#### Written instruction:
Find the word "this" in the data. Return every line where it appears.

#### Listed records:

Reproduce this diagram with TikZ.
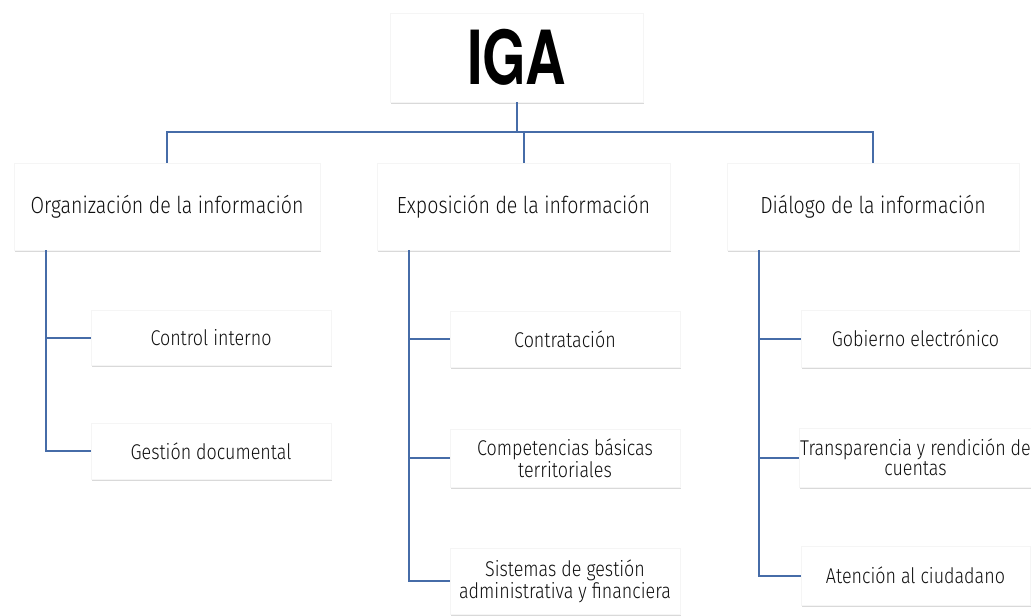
--
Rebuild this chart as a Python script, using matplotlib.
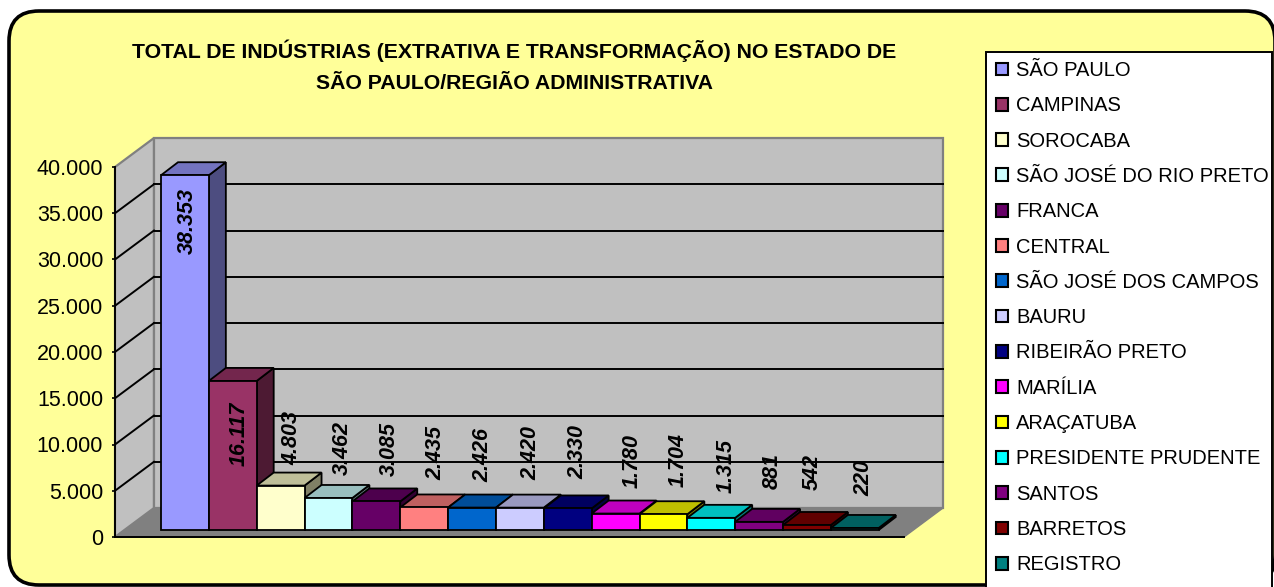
==
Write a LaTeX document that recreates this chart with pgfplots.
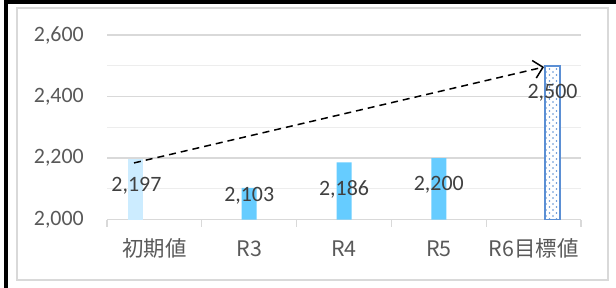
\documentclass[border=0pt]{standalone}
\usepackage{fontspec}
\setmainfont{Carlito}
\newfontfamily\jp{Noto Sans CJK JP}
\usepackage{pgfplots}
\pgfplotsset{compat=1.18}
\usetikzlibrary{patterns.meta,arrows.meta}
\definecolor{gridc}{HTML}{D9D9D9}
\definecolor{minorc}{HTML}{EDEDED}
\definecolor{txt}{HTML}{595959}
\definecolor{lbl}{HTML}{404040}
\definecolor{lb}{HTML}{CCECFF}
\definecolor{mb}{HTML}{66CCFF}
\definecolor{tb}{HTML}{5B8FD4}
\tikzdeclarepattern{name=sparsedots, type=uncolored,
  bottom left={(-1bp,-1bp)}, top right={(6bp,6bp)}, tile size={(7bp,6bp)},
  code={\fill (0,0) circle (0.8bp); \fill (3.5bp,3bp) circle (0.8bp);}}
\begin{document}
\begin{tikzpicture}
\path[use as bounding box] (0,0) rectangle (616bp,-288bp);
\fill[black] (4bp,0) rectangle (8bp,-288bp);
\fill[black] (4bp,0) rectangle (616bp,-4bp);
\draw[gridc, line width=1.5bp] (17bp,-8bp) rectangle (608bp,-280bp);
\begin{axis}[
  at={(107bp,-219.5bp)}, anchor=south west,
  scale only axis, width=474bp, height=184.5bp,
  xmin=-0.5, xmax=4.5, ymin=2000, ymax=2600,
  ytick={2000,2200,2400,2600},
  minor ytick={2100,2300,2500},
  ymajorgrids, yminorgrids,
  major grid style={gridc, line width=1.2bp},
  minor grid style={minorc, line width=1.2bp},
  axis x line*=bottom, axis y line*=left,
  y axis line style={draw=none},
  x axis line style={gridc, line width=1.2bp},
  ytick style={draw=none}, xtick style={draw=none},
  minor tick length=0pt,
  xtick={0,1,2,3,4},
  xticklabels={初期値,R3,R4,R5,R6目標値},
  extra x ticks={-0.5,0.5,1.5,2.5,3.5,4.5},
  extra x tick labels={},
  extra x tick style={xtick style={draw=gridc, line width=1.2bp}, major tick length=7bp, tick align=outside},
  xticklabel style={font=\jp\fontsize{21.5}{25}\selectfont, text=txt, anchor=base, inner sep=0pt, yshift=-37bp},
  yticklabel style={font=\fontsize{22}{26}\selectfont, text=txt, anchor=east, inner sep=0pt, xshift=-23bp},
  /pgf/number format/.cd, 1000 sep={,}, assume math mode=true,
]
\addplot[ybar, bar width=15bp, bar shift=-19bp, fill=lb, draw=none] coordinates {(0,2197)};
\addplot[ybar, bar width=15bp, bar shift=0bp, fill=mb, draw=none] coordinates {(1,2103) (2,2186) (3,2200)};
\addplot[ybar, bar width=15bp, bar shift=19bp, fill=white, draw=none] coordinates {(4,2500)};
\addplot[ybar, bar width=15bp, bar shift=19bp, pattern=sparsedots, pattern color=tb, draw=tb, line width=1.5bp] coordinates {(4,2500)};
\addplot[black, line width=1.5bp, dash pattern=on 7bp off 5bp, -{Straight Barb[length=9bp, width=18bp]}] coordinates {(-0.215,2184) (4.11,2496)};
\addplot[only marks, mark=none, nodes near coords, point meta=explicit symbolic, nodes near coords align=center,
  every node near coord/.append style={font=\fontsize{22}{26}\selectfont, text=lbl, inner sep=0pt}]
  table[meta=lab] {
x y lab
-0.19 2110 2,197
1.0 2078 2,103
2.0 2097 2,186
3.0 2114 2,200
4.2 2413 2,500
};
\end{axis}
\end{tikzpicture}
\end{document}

#### Correct response:
Reproduce this diagram with TikZ.
Rebuild this chart as a Python script, using matplotlib.
Write a LaTeX document that recreates this chart with pgfplots.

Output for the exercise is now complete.